O catálogo da Mostra Cinema de Montagem, distribuído despretensiosamente no início da sessão de abertura do evento, se revela mais como um pequeno livro sobre montagem do que como um mero guia com sinopses dos filmes da programação. Há 15 textos breves escritos pelos mais diversos montadores brasileiros, desde Eduardo Escorel, advindo do Cinema Novo, até Jordana Berg, parceira de longa data de Eduardo Coutinho.
Em comum, entretanto, é o objetivo da maioria deles em tentar definir, muitas vezes sem qualquer resposta exata, o que de fato é a montagem, uma indagação talvez menos comum em outras funções do cinema. E é dessa reflexão existencial que parece se dar a faísca para a mostra, que fica no Caixa Belas Artes, em São Paulo, até o dia 23 de setembro, e depois fará a sua segunda edição no Rio de Janeiro entre os dias 6 e 18 de outubro (saiba mais no site oficial do evento).
Se a montagem tem um certo ar de mistério até para os próprios montadores, não é de se espantar que seja uma etapa pouco valorizada pelo público e pela história do cinema, exceto por alguns casos pontuais. Muitas vezes, a boa montagem é considerada aquela que inclusive é imperceptível ao espectador, na qual nenhum corte é capaz de chamar sua atenção para além da imersão no enredo.
Embora o ofício possa ser visto como uma mera ordenação de cenas já roteirizadas e descarte do material indesejado, a realidade é em geral mais complexa que isso: a ilha de edição é o lugar onde o filme tem uma terceira oportunidade de ser escrito, após o roteiro e a filmagem, em um verdadeiro laboratório experimental de tempo, ritmo, intensidade e centenas de decisões feitas a partir da relação diretor-montador – na medida em que o material bruto fornecer essas possibilidades, é claro.

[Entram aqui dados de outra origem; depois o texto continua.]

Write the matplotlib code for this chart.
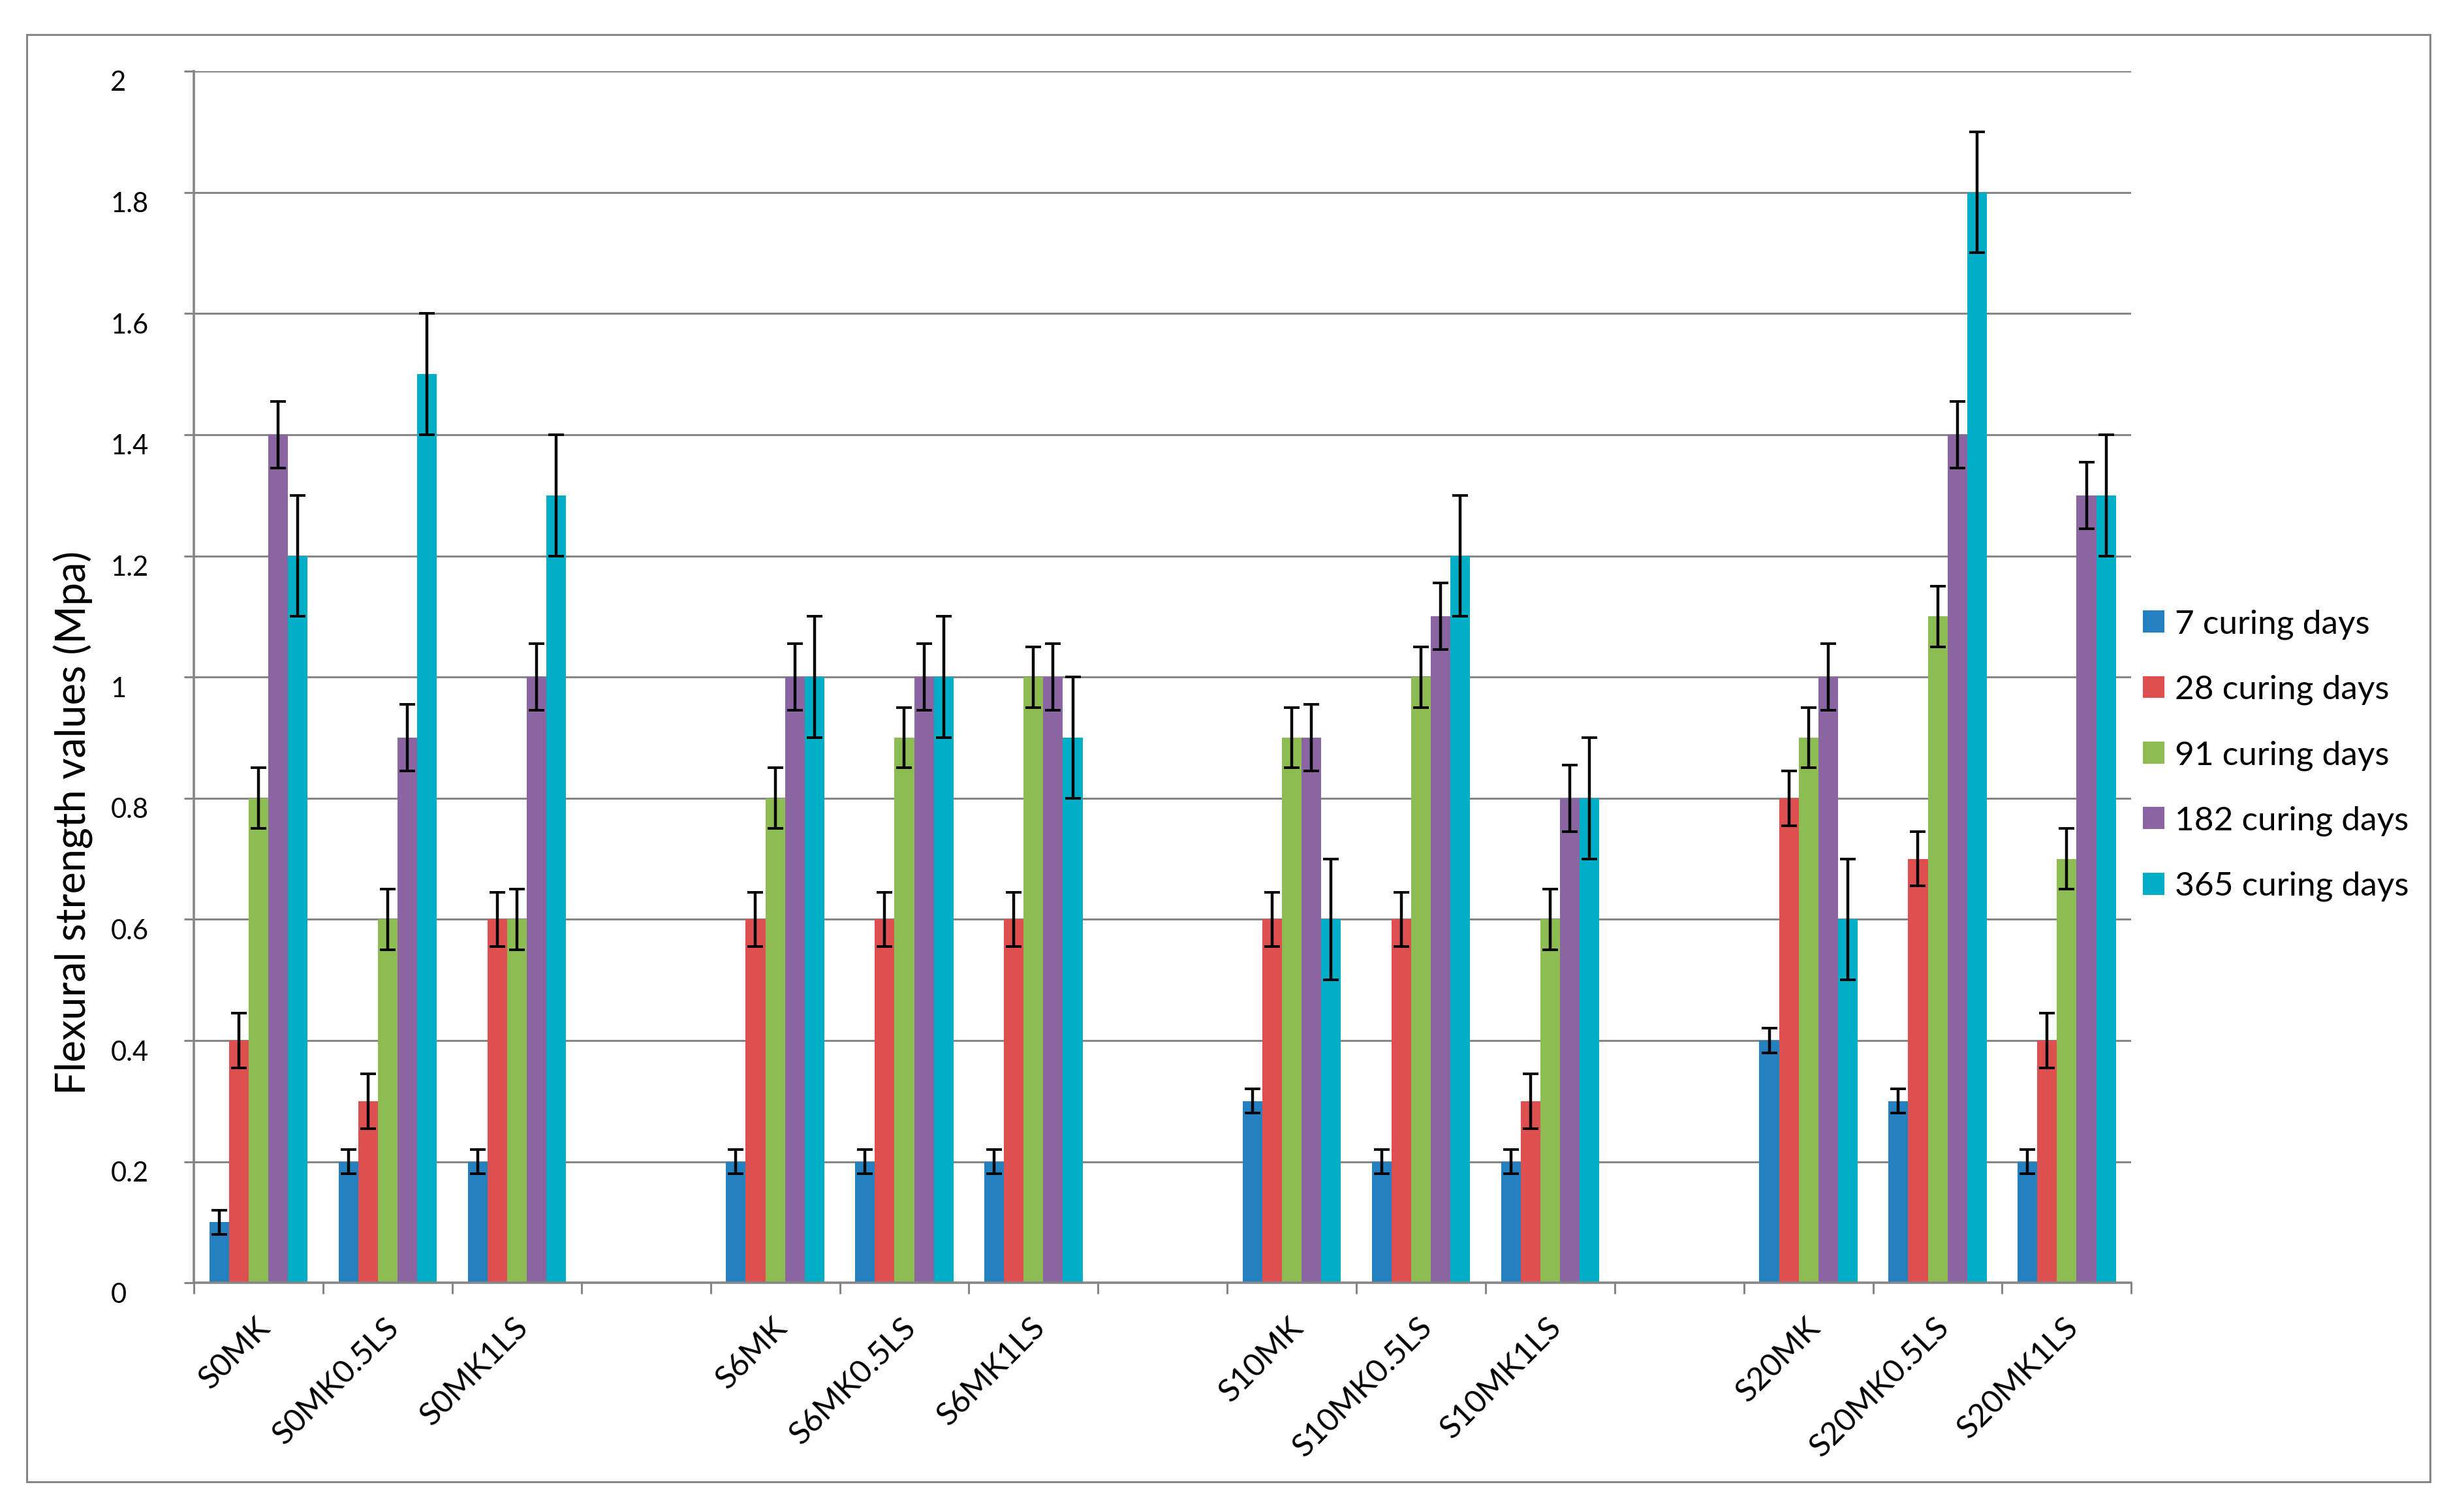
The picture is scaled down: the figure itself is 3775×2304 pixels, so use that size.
import numpy as np
import matplotlib.pyplot as plt
from matplotlib.patches import Rectangle
from matplotlib.transforms import ScaledTranslation

# Chart data (blank strings / nan mark the empty gaps between families)
categories = ['S0MK', 'S0MK0.5LS', 'S0MK1LS', '',
              'S6MK', 'S6MK0.5LS', 'S6MK1LS', '',
              'S10MK', 'S10MK0.5LS', 'S10MK1LS', '',
              'S20MK', 'S20MK0.5LS', 'S20MK1LS']
nan = np.nan
days_7 = [0.1, 0.2, 0.2, nan, 0.2, 0.2, 0.2, nan, 0.3, 0.2, 0.2, nan, 0.4, 0.3, 0.2]
days_28 = [0.4, 0.3, 0.6, nan, 0.6, 0.6, 0.6, nan, 0.6, 0.6, 0.3, nan, 0.8, 0.7, 0.4]
days_91 = [0.8, 0.6, 0.6, nan, 0.8, 0.9, 1.0, nan, 0.9, 1.0, 0.6, nan, 0.9, 1.1, 0.7]
days_182 = [1.4, 0.9, 1.0, nan, 1.0, 1.0, 1.0, nan, 0.9, 1.1, 0.8, nan, 1.0, 1.4, 1.3]
days_365 = [1.2, 1.5, 1.3, nan, 1.0, 1.0, 0.9, nan, 0.6, 1.2, 0.8, nan, 0.6, 1.8, 1.3]
series_labels = ['7 curing days', '28 curing days', '91 curing days',
                 '182 curing days', '365 curing days']
errors = [0.02, 0.045, 0.05, 0.055, 0.1]
y_ticks = [0, 0.2, 0.4, 0.6, 0.8, 1, 1.2, 1.4, 1.6, 1.8, 2]
y_ticklabels = ['0', '0.2', '0.4', '0.6', '0.8', '1', '1.2', '1.4', '1.6', '1.8', '2']

colors = ['#2480BF', '#DE5050', '#8DBC52', '#8A65A2', '#00AEC7']
grey = '#868686'

plt.rcParams['font.family'] = ['Lato', 'DejaVu Sans']

fig = plt.figure(figsize=(18.875, 11.52), dpi=200)
ax = fig.add_axes([0.0787, 0.147, 0.865 - 0.0787, 0.9527 - 0.147])

series = [days_7, days_28, days_91, days_182, days_365]
n = len(categories)
centers = np.arange(n) + 0.5
w = 0.152
for j, (vals, lab, col, err) in enumerate(zip(series, series_labels, colors, errors)):
    xs = centers + (j - 2) * w
    ax.bar(xs, vals, width=w, color=col, label=lab, zorder=2)
    ax.errorbar(xs, vals, yerr=err, fmt='none', ecolor='black',
                elinewidth=1.6, capsize=4.3, capthick=1.4, zorder=3)

ax.set_xlim(0, n)
ax.set_ylim(0, 2)

# grid + spines
ax.set_yticks(y_ticks)
ax.set_yticklabels(y_ticklabels)
ax.yaxis.grid(True, color=grey, linewidth=1.1, zorder=0)
ax.set_axisbelow(True)
for s in ['top', 'right']:
    ax.spines[s].set_visible(False)
for s in ['left', 'bottom']:
    ax.spines[s].set_color(grey)
    ax.spines[s].set_linewidth(1.3)

ax.tick_params(axis='y', length=5.4, width=1.1, color=grey, pad=40.6, labelsize=15)
for lbl in ax.get_yticklabels():
    lbl.set_horizontalalignment('left')
    lbl.set_transform(lbl.get_transform() + ScaledTranslation(0, -15 / 200, fig.dpi_scale_trans))

# x ticks at category boundaries, labels at centres
ax.set_xticks(np.arange(n + 1))
ax.set_xticklabels([])
ax.set_xticks(centers, minor=True)
ax.set_xticklabels(categories, minor=True, rotation=45, ha='right',
                   va='center', rotation_mode='anchor', fontsize=17.5)
ax.tick_params(axis='x', which='major', length=6, width=1.1, color=grey)
ax.tick_params(axis='x', which='minor', length=0, pad=22)
for lbl in ax.get_xticklabels(minor=True):
    lbl.set_transform(lbl.get_transform() + ScaledTranslation(10 / 200, 0, fig.dpi_scale_trans))

ax.set_ylabel('Flexural strength values (Mpa)', fontsize=22.7)
ax.yaxis.set_label_coords(-0.052, 0.38)

fig.legend(loc='upper left', bbox_to_anchor=(0.8697, 0.595), frameon=False,
           fontsize=18.5, handlelength=0.64, handleheight=0.64,
           handletextpad=0.31, labelspacing=1.05, borderpad=0, borderaxespad=0)

fig.patches.append(Rectangle((0.0109, 0.0148), 0.9862 - 0.0109, 0.977 - 0.0148,
                             transform=fig.transFigure, fill=False,
                             edgecolor=grey, linewidth=1.1))

fig.savefig('out.png', dpi=200)
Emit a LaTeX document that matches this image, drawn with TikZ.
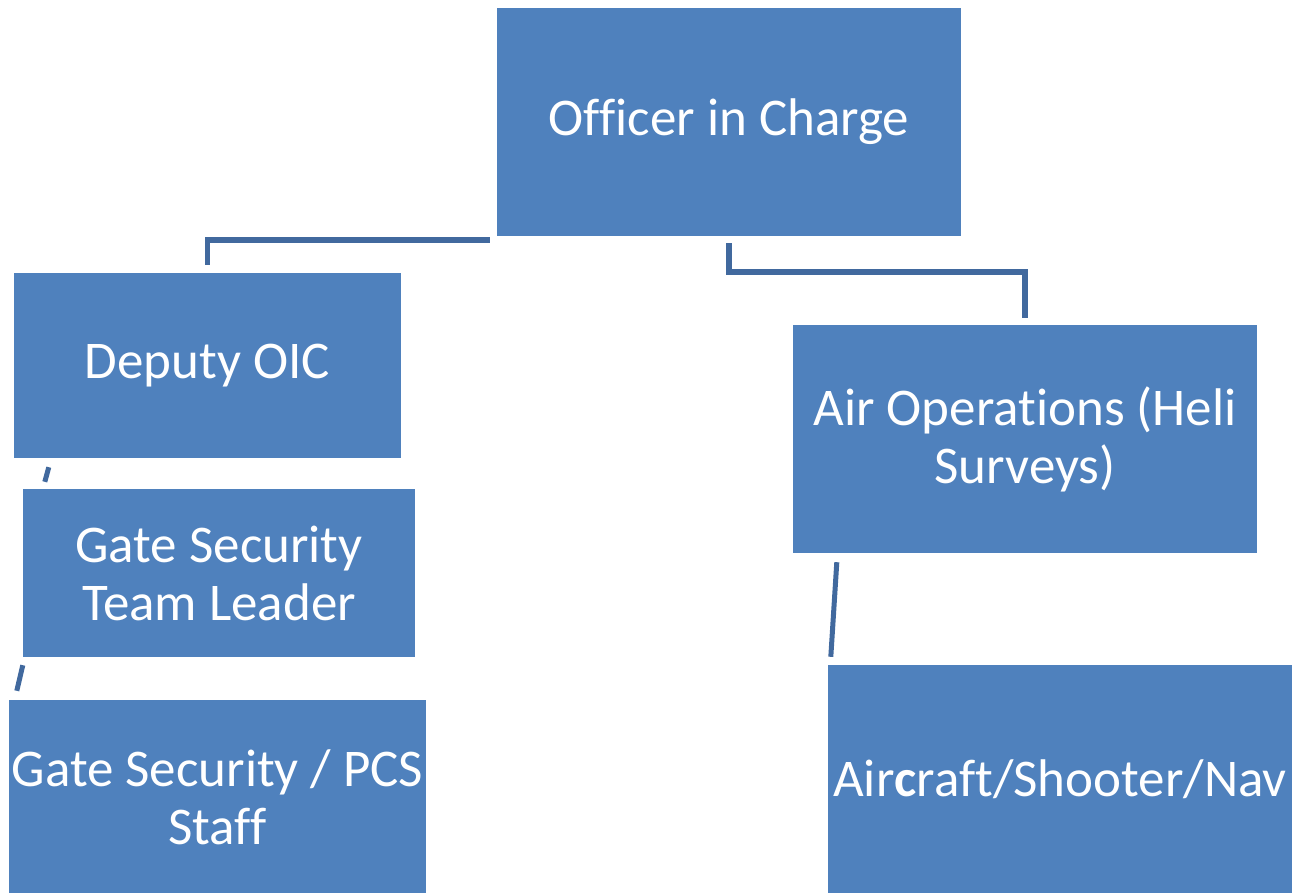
\documentclass[tikz,border=0pt]{standalone}
\usepackage{fontspec}
\setmainfont[Ligatures={NoCommon}]{Carlito}
\usetikzlibrary{calc}
\definecolor{boxblue}{HTML}{4F81BD}
\definecolor{linkblue}{HTML}{41699E}
\begin{document}
\begin{tikzpicture}[x=1pt,y=-1pt,
  orgbox/.style={fill=boxblue,draw=none,inner sep=0pt,text=white,align=center,
    font=\fontsize{53}{58}\selectfont},
  link/.style={draw=linkblue,line width=5.5pt},
  tick/.style={draw=linkblue,line width=5pt}]
\useasboundingbox (0,0) rectangle (1303,892);
\clip (0,0) rectangle (1303,892);
% boxes
\node[orgbox,minimum width=464pt,minimum height=228pt] (oic) at (729,122) {Officer in Charge};
\node[orgbox,minimum width=387pt,minimum height=185pt] (dep) at (207.5,365.5) {Deputy OIC};
\node[orgbox,minimum width=392pt,minimum height=168pt] (gtl) at (219,573) {Gate Security\\Team Leader};
\node[orgbox,minimum width=417pt,minimum height=194pt] (gps) at (217.5,797) {Gate Security / PCS\\Staff};
\node[orgbox,minimum width=464pt,minimum height=228pt] (air) at (1025,439) {Air Operations (Heli\\Surveys)};
\node[orgbox,minimum width=464pt,minimum height=228pt] (acr) at (1060,779) {Air\textbf{c}raft/Shooter/Nav};
% connectors
\draw[link,shorten >=8pt] ($(oic.south west)+(-7,4)$) -| (dep.north);
\draw[link,shorten >=7pt] ($(oic.south)+(0,7)$) -- ++(0,29) -| (air.north);
\draw[tick] ($(dep.south west)+(35,9)$) -- ($(gtl.north west)+(22,-7)$);
\draw[tick] ($(gtl.south west)+(0,8)$) -- ($(gps.north west)+(8,-9)$);
\draw[tick] ($(air.south west)+(44,9)$) -- ($(acr.north west)+(3,-8)$);
\end{tikzpicture}
\end{document}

O próprio termo “montagem”, escolhido para dar título à mostra em vez do semelhante “edição”, traz uma certa carga de significado que aponta nesse sentido. A “montagem”, palavra de origem europeia, remete aos tempos da moviola, nos quais os negativos eram cortados e colados manualmente com fita adesiva, uma construção de certa forma mais cuidadosa e artesanal do filme, enquanto a “edição” vem da adaptação da função para a plataforma digital, nascida nos filmes e comerciais norte-americanos, o que passaria uma impressão de algo mecânico e insensível, contradizendo a ideia de que a montagem é um profundo exercício da percepção sobre o que pode de melhor ser feito com o material captado.
A curadoria da mostra, feita por Eva Randolph, Karen Akerman e Miguel Seabra Lopes, busca explorar esse desejo de decifrar a montagem na seleção dos filmes. Para isso, o trio de montadores não se atrelou a qualquer período histórico ou país, garimpando diversos filmes brasileiros e estrangeiros que possam enriquecer a gama de possibilidades dos tipos de montagem, com preferência a filmes raramente ou nunca exibidos no Brasil, o que deu espaço a obras em geral distantes do mainstream e que tiveram certa liberdade para uma maior criação e desenvolvimento no processo de pós-produção.
Uma exibição de Limite (1931), dirigido e montado por Mario Peixoto, foi responsável por abrir a programação, acompanhada pela música improvisada do Coletivo Abaetuba, favorecendo uma espécie de montagem ao vivo no que diz respeito a uma inédita combinação de som e imagem.
Também ganhou espaço na mostra o formato de curta-metragem, entre eles O Dedo (2005), do português Luís Miguel Correia, que aborda de forma cômica os casos em que o montador não é o diretor e é preciso haver uma certa cumplicidade para construir uma boa relação entre os dois, evitando que um corte excessivamente o trabalho – ou um dedo – do outro.
Como em 71 Fragmentos de Uma Cronologia do Acaso (1995), de Michael Haneke, em que o destino é desmontado e remontado na busca de justificar, sem sucesso, assassinatos em um banco, a mostra também disseca seu objeto de estudo, mas não pretende fornecer uma conclusão fechada sobre o ofício da montagem. Ela é indeterminada em sua essência: como o próprio tempo, não há como definir por onde um filme começa a ser construído e quando ele termina absolutamente de ser polido. As possibilidades são infinitas.
Mesmo com significado em aberto, o que fica em evidência é a importância da montagem, escancarada principalmente pelos filmes experimentais em exibição, em que as barreiras entre as funções são quase fundidas em uma única, responsável por decidir como trabalhar em cima de um material muitas vezes já existente há anos.
Com o convite a masterclasses e mesas de debate gratuitas, essa mensagem de relevância é reforçada e faz do evento um lugar em que o montador se sente bem representado e no qual o público geral tem a oportunidade de se debruçar em um universo pouco explorado até então.